踏切事故防止へAIや検知デバイス活用 各社で対応活発化

人や自動車、電動車いすユーザーなどを踏切事故から守る―。最新の人工知能(AI)や検知デバイスを活用し、踏切内での事故を防止するための取り組みが活発になっている。沖電気工業は、丸紅ネットワークソリューションズと西武鉄道が行う試験に参加。

IHIは三次元レーザレーダー式検知装置の高機能版の販売を始めた。いずれも踏切内の検知機能を高度化するもので、高齢者らの交通弱者が絡む踏切事故の未然防止につなげていく。

2021年度版の「交通安全白書」によると、踏切事故件数は減少傾向にある。それでも20年には全国で173件が発生。約2日に1件の割合で踏切事故が発生している状況だ。

鉄道事業者は踏切内に停まった車などの障害物を自動で検知し、異常を列車の運転士に伝える保安設備「踏切支障検知装置」を導入している。ただ、価格が高いため、すべての踏切に設置するのは難しい状況にある。また、事故発生時の状況確認には、カメラを別途設置しなければならないという課題もある。

こうした課題解決に向けて、沖電気は丸紅ネットワークと共同開発した監視カメラによる「踏切滞留AI監視システム」を活用する。カメラ映像をAIがリアルタイムに監視。
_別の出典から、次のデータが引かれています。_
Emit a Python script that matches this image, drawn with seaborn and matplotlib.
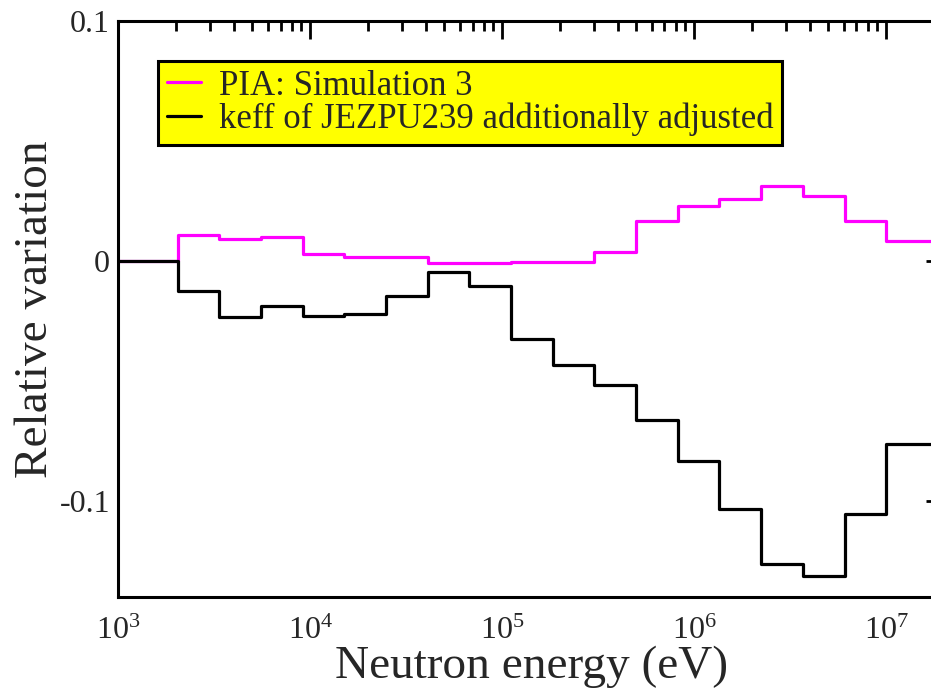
import numpy as np
import pandas as pd
import matplotlib
matplotlib.use("Agg")
import matplotlib.pyplot as plt
import seaborn as sns
from matplotlib.ticker import MultipleLocator, FixedLocator, FuncFormatter, LogLocator

# ---- data ----
edges = [1e3, 2.0347e3, 3.3546e3, 5.5308e3, 9.1188e3, 1.5034e4, 2.4788e4, 4.0868e4,
         6.7379e4, 1.1109e5, 1.8316e5, 3.0197e5, 4.9787e5, 8.2085e5, 1.3534e6,
         2.2313e6, 3.6788e6, 6.0653e6, 1.0e7, 2.0e7]
pia_sim3 = [0.0, 0.0107, 0.0090, 0.0100, 0.0028, 0.0017, 0.0017, -0.0011, -0.0011,
            -0.0007, -0.0007, 0.0037, 0.0164, 0.0229, 0.0257, 0.0313, 0.0268, 0.0167, 0.0083]
keff_adj = [0.0, -0.0125, -0.0233, -0.0188, -0.0229, -0.0222, -0.0146, -0.0049, -0.0104,
            -0.0326, -0.0435, -0.0518, -0.0665, -0.0833, -0.1035, -0.1264, -0.1313, -0.1056, -0.0761]
series_names = ["PIA: Simulation 3", "keff of JEZPU239 additionally adjusted"]
series_colors = ["#ff00ff", "#000000"]
y_major = [-0.1, 0.0, 0.1]

rows = []
for name, vals in zip(series_names, [pia_sim3, keff_adj]):
    vv = list(vals) + [vals[-1]]
    for e, v in zip(edges, vv):
        rows.append({"energy": e, "variation": v, "series": name})
df = pd.DataFrame(rows)

sns.set_style("white")
plt.rcParams["font.family"] = ["Liberation Serif", "DejaVu Serif"]
plt.rcParams["mathtext.fontset"] = "custom"
plt.rcParams["mathtext.rm"] = "Liberation Serif"
plt.rcParams["mathtext.it"] = "Liberation Serif:italic"
plt.rcParams["mathtext.bf"] = "Liberation Serif:bold"
plt.rcParams["axes.unicode_minus"] = False

fig = plt.figure(figsize=(9.31, 6.96), dpi=100)
ax = fig.add_axes([118.3 / 931, 1 - 597 / 696, (944 - 118.3) / 931, (597 - 20.5) / 696])

sns.lineplot(data=df, x="energy", y="variation", hue="series",
             palette=dict(zip(series_names, series_colors)),
             drawstyle="steps-post", estimator=None, sort=False,
             linewidth=2.3, ax=ax)

ax.set_xscale("log")
ax.set_xlim(1e3, 2e7)
ax.set_ylim(-0.14, 0.1)

ax.yaxis.set_major_locator(FixedLocator(y_major))
ax.yaxis.set_minor_locator(MultipleLocator(0.01))
ax.yaxis.set_major_formatter(FuncFormatter(lambda v, p: "%g" % round(v, 6)))
ax.xaxis.set_major_locator(LogLocator(base=10, numticks=20))
ax.xaxis.set_minor_locator(LogLocator(base=10, subs=np.arange(2, 10), numticks=100))

for s in ax.spines.values():
    s.set_linewidth(2.2)
    s.set_color("black")

ax.tick_params(which="both", direction="in", top=True, right=True, width=2.0, color="black")
ax.tick_params(which="major", length=13, labelsize=23)
ax.tick_params(which="minor", length=7)
ax.tick_params(axis="y", which="major", pad=6)
ax.tick_params(axis="x", which="major", pad=14)

ax.set_xlabel("Neutron energy (eV)", fontsize=34, labelpad=0)
ax.set_ylabel("Relative variation", fontsize=34, labelpad=2)

handles, labels = ax.get_legend_handles_labels()
leg = ax.legend(handles, labels, loc="upper left", bbox_to_anchor=(0.048, 0.93),
                borderaxespad=0, fontsize=25, frameon=True, fancybox=False,
                facecolor="#ffff00", edgecolor="black", framealpha=1,
                handlelength=1.0, handletextpad=0.5, labelspacing=0.0,
                borderpad=0.25)
leg.get_frame().set_linewidth(2.2)
for lh in leg.get_lines():
    lh.set_linewidth(2.3)

fig.savefig("out.png", dpi=100)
踏切内に車両や人の滞留を検知した場合には既存の保安装置と連携して特殊信号発光機を作動させ、列車の運転士に異常を知らせる仕組みだ。

カメラを追加設置する必要はなく、遠隔地の司令所などからも現場の状況を確認することができる。

西武鉄道が12月14日から年度内に実施する踏切安全対策に関する導入試験に、同システムで参加する予定となっている。

一方、IHIは東日本旅客鉄道(JR東日本)と共同開発した「三次元レーザレーダ式踏切障害物検知装置(3DLR障検)」の高機能化で事故防止を進める。11月から高機能化3DLR障検の販売を始めている。

3DLR障検は、一般的な踏切支障物検知装置と比較して検知エリアが広く、小さな物体も検知できるなどの特徴を持つ。

高機能化版ではソフトウエアを改良。転倒した人などの検知を継続する「転倒検知機能」や、路面の凹凸に応じて立体的な検知エリアを設定できる「機能路面凹凸マップ機能」を追加。降雪・降雨時での過剰な検知を大幅に削減する「ノイズ除去機能」を強化した。

IHIは安全性の向上とより正確な検知を可能にした新製品により、高齢者や電動車いすユーザーなど交通弱者が絡む踏切事故の防止に寄与していく。